• **Exercise objective**
Write out the records below from the first line through the line containing "const siRightTicks = [5, 10, 15, 20];", leaving out any pictures.

• **Entries provided**
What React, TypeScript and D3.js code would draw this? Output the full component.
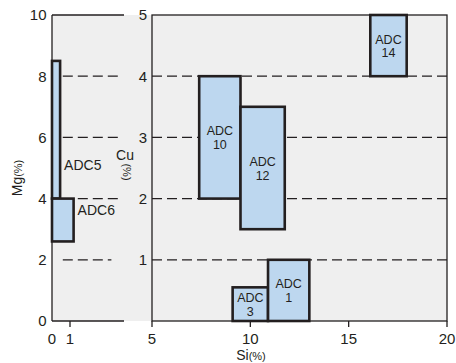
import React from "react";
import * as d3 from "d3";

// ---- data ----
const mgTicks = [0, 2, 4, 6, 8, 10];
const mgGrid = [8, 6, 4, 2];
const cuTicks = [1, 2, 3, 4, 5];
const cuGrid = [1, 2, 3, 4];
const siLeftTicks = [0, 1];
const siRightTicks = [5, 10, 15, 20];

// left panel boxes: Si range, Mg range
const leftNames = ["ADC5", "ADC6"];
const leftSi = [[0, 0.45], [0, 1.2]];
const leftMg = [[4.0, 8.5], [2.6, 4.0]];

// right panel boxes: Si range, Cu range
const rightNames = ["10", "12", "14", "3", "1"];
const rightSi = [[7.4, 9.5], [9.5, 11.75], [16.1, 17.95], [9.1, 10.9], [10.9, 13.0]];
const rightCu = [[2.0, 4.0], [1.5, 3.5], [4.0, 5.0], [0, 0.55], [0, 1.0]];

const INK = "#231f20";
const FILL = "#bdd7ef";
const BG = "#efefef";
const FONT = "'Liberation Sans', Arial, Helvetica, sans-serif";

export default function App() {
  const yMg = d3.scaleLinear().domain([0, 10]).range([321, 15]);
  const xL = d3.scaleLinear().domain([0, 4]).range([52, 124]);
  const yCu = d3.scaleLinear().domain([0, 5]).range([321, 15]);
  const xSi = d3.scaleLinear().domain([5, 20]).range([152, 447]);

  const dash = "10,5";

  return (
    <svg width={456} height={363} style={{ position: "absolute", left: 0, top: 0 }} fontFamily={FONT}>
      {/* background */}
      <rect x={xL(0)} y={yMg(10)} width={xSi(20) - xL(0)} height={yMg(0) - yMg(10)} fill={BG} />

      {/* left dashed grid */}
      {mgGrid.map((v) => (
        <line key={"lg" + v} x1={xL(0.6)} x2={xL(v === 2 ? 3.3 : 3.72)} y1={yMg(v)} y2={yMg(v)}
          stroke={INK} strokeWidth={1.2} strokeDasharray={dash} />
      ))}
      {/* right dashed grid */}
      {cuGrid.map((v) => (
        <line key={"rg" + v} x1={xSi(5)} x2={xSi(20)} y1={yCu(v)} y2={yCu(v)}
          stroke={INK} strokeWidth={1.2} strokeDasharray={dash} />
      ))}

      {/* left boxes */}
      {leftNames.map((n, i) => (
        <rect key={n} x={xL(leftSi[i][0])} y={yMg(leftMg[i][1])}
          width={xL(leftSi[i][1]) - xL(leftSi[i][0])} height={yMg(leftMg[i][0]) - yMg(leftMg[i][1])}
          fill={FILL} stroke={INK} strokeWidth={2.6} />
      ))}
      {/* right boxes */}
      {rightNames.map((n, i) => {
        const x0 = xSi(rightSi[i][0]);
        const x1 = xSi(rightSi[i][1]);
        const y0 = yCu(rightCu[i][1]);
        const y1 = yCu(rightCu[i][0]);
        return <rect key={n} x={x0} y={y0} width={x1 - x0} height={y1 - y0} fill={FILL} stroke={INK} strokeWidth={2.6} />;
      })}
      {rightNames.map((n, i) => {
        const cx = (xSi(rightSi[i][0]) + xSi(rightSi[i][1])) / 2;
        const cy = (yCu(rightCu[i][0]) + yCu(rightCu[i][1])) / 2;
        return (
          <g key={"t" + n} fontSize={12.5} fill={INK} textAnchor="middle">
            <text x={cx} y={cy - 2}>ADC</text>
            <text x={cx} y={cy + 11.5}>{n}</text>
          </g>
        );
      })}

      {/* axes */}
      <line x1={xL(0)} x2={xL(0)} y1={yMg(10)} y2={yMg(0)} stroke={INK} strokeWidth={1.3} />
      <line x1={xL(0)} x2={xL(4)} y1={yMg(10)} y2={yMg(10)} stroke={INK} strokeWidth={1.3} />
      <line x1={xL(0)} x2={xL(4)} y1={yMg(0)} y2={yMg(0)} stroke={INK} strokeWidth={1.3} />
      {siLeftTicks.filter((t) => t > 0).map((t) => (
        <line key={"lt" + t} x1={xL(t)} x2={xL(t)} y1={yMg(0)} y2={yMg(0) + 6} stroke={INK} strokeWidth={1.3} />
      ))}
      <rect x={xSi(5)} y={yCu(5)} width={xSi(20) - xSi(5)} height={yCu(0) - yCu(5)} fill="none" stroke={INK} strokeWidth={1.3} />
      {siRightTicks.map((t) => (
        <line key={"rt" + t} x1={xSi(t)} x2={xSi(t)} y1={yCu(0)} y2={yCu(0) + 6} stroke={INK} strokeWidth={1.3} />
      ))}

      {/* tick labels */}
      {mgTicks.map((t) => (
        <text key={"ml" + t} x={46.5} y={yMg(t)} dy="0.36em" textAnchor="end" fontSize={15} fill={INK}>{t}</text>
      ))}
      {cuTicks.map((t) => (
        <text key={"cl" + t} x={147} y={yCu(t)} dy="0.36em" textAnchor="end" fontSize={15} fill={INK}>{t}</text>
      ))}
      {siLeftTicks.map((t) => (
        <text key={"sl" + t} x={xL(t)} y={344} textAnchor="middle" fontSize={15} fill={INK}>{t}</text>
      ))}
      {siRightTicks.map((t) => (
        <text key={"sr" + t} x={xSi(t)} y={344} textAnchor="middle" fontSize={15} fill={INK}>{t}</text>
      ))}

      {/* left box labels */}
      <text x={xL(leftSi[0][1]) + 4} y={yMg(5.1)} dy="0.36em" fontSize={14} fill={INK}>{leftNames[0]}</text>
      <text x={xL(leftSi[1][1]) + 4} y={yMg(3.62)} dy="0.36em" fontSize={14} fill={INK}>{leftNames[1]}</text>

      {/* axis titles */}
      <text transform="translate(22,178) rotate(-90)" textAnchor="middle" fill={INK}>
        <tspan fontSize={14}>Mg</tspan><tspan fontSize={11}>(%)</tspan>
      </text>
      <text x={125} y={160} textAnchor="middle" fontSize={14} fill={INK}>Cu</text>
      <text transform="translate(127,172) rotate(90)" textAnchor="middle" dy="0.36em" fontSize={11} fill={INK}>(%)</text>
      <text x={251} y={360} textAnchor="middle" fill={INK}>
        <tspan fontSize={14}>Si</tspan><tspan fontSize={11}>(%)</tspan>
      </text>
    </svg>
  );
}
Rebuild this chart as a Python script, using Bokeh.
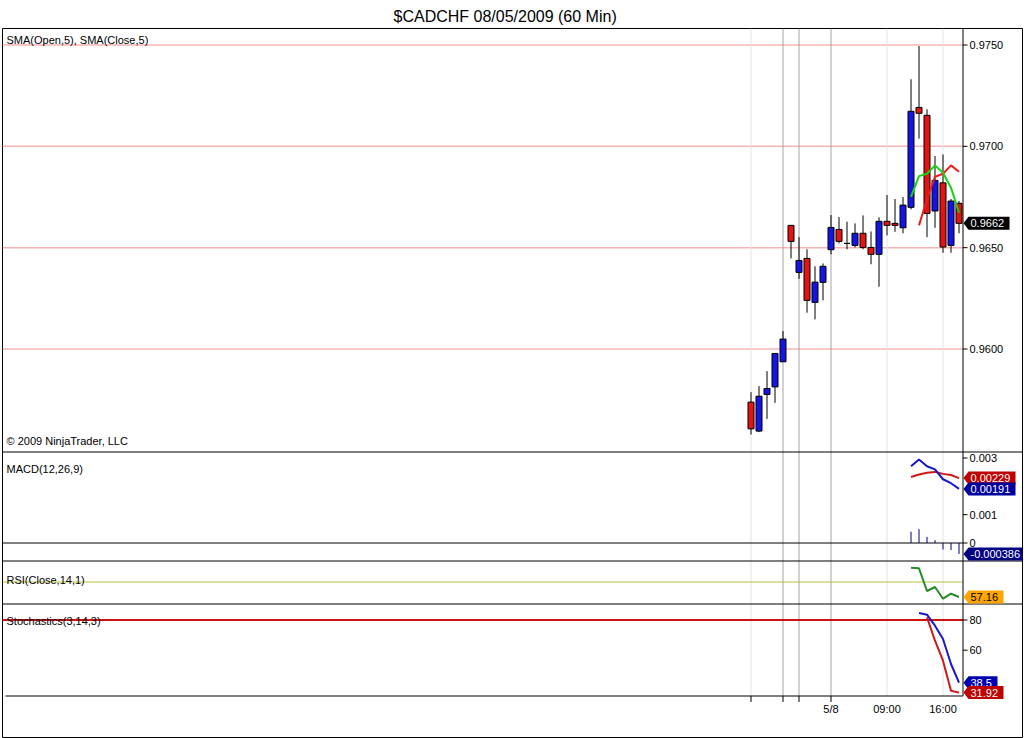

• **Answer to the exercise**
What React, TypeScript and D3.js code would draw this? Output the full component.
import React from "react";
import * as d3 from "d3";

// ---- data ----
const mgTicks = [0, 2, 4, 6, 8, 10];
const mgGrid = [8, 6, 4, 2];
const cuTicks = [1, 2, 3, 4, 5];
const cuGrid = [1, 2, 3, 4];
const siLeftTicks = [0, 1];
const siRightTicks = [5, 10, 15, 20];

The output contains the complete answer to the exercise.